Aim: Copy exactly the lines that run from the top of the listing to the line containing "y_ticks = [0, 2, 4, 6, 8, 10, 12]", both ends included, and omit the pictures.

┌──

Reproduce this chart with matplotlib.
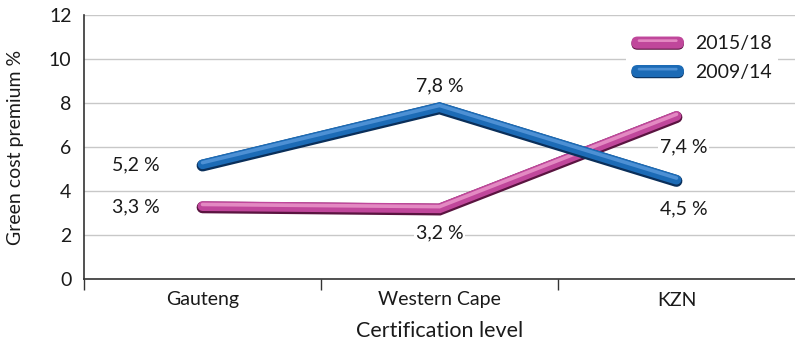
import matplotlib
matplotlib.use("Agg")
import matplotlib.pyplot as plt
import matplotlib.patheffects as pe
from matplotlib.patches import FancyBboxPatch
from matplotlib.legend_handler import HandlerBase

plt.rcParams['font.family'] = ['Lato', 'DejaVu Sans']

regions = ["Gauteng", "Western Cape", "KZN"]
premium_2015_18 = [3.3, 3.2, 7.4]
premium_2009_14 = [5.2, 7.8, 4.5]
series_names = ["2015/18", "2009/14"]
y_ticks = [0, 2, 4, 6, 8, 10, 12]

styles = {
    "2015/18": dict(main="#c0479b", dark="#5a1440", light="#e389c2"),
    "2009/14": dict(main="#1c6bb6", dark="#0a2f5a", light="#4d90d4"),
}

FS = 14

fig = plt.figure(figsize=(7.95, 3.42), dpi=100)
ax = fig.add_axes([84 / 795, 1 - 279 / 342, 711 / 795, 264 / 342])

x = list(range(len(regions)))


def tube_effects(st):
    return [
        pe.Stroke(linewidth=8.5, foreground=st["dark"], offset=(0, -0.7)),
        pe.Stroke(linewidth=7.0, foreground=st["main"], offset=(0, 0.2)),
        pe.Stroke(linewidth=2.6, foreground=st["light"], offset=(0, 1.4)),
    ]


for name, vals in zip(series_names, [premium_2015_18, premium_2009_14]):
    st = styles[name]
    ax.plot(x, vals, color=st["main"], lw=7.0, solid_capstyle="round",
            solid_joinstyle="miter", path_effects=tube_effects(st), zorder=3)

# value labels
label_kw = dict(fontsize=FS, color="#1a1a1a", zorder=5,
                bbox=dict(facecolor="white", edgecolor="none", pad=1.5))


def fmt(v):
    return f"{v:.1f}".replace(".", ",") + " %"


ax.text(x[0] - 0.28, premium_2009_14[0], fmt(premium_2009_14[0]), ha="center", va="center", **label_kw)
ax.text(x[0] - 0.28, premium_2015_18[0], fmt(premium_2015_18[0]), ha="center", va="center", **label_kw)
ax.text(x[1], premium_2009_14[1] + 1.0, fmt(premium_2009_14[1]), ha="center", va="center", **label_kw)
ax.text(x[1], premium_2015_18[1] - 1.1, fmt(premium_2015_18[1]), ha="center", va="center", **label_kw)
ax.text(x[2] + 0.03, premium_2015_18[2] - 1.4, fmt(premium_2015_18[2]), ha="center", va="center", **label_kw)
ax.text(x[2] + 0.03, premium_2009_14[2] - 1.3, fmt(premium_2009_14[2]), ha="center", va="center", **label_kw)

ax.set_xlim(-0.5, 2.5)
ax.set_ylim(0, 12)
ax.set_yticks(y_ticks)
ax.set_yticklabels([str(t) for t in y_ticks], fontsize=FS, color="#1a1a1a")
ax.tick_params(axis="y", length=0, pad=9)
ax.grid(axis="y", color="#c8c8c8", lw=1)
ax.set_axisbelow(True)

ax.set_xticks(x)
ax.set_xticklabels(regions, fontsize=FS, color="#1a1a1a")
ax.tick_params(axis="x", which="major", length=0, pad=9)
ax.set_xticks([-0.5, 0.5, 1.5], minor=True)
ax.tick_params(axis="x", which="minor", length=8, width=1, color="#333333", direction="out")

for side in ("top", "right"):
    ax.spines[side].set_visible(False)
for side in ("left", "bottom"):
    ax.spines[side].set_color("#333333")
    ax.spines[side].set_linewidth(1.2)

ax.set_ylabel("Green cost premium %", fontsize=FS, color="#1a1a1a", labelpad=18)
ax.set_xlabel("Certification level", fontsize=15.5, color="#1a1a1a", labelpad=9)


class PillHandler(HandlerBase):
    def __init__(self, st):
        super().__init__()
        self.st = st

    def create_artists(self, legend, orig_handle, xdescent, ydescent, width,
                       height, fontsize, trans):
        h = height * 0.75
        y0 = (height - h) / 2 - ydescent
        r = h / 2
        dark = FancyBboxPatch((-xdescent, y0 - 0.8), width, h,
                              boxstyle=f"round,pad=0,rounding_size={r}",
                              facecolor=self.st["dark"], edgecolor="none", transform=trans)
        main = FancyBboxPatch((-xdescent, y0), width, h,
                              boxstyle=f"round,pad=0,rounding_size={r}",
                              facecolor=self.st["main"], edgecolor="none", transform=trans)
        light = FancyBboxPatch((-xdescent + width * 0.12, y0 + h * 0.55), width * 0.76, h * 0.22,
                               boxstyle=f"round,pad=0,rounding_size={h * 0.11}",
                               facecolor=self.st["light"], edgecolor="none", transform=trans)
        return [dark, main, light]


handles = [plt.Line2D([], [], label=n) for n in series_names]
leg = ax.legend(handles=handles, labels=series_names,
                handler_map={h: PillHandler(styles[n]) for h, n in zip(handles, series_names)},
                loc="upper right", bbox_to_anchor=(0.99, 0.985), frameon=True,
                fontsize=FS, handlelength=2.7, handleheight=0.9, handletextpad=0.6,
                labelspacing=0.55, borderpad=0.3)
leg.get_frame().set_facecolor("white")
leg.get_frame().set_edgecolor("none")
leg.get_frame().set_alpha(1)
for t in leg.get_texts():
    t.set_color("#1a1a1a")

fig.savefig("out.png", dpi=100)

└──

Result of this task:
Reproduce this chart with matplotlib.
import matplotlib
matplotlib.use("Agg")
import matplotlib.pyplot as plt
import matplotlib.patheffects as pe
from matplotlib.patches import FancyBboxPatch
from matplotlib.legend_handler import HandlerBase

plt.rcParams['font.family'] = ['Lato', 'DejaVu Sans']

regions = ["Gauteng", "Western Cape", "KZN"]
premium_2015_18 = [3.3, 3.2, 7.4]
premium_2009_14 = [5.2, 7.8, 4.5]
series_names = ["2015/18", "2009/14"]
y_ticks = [0, 2, 4, 6, 8, 10, 12]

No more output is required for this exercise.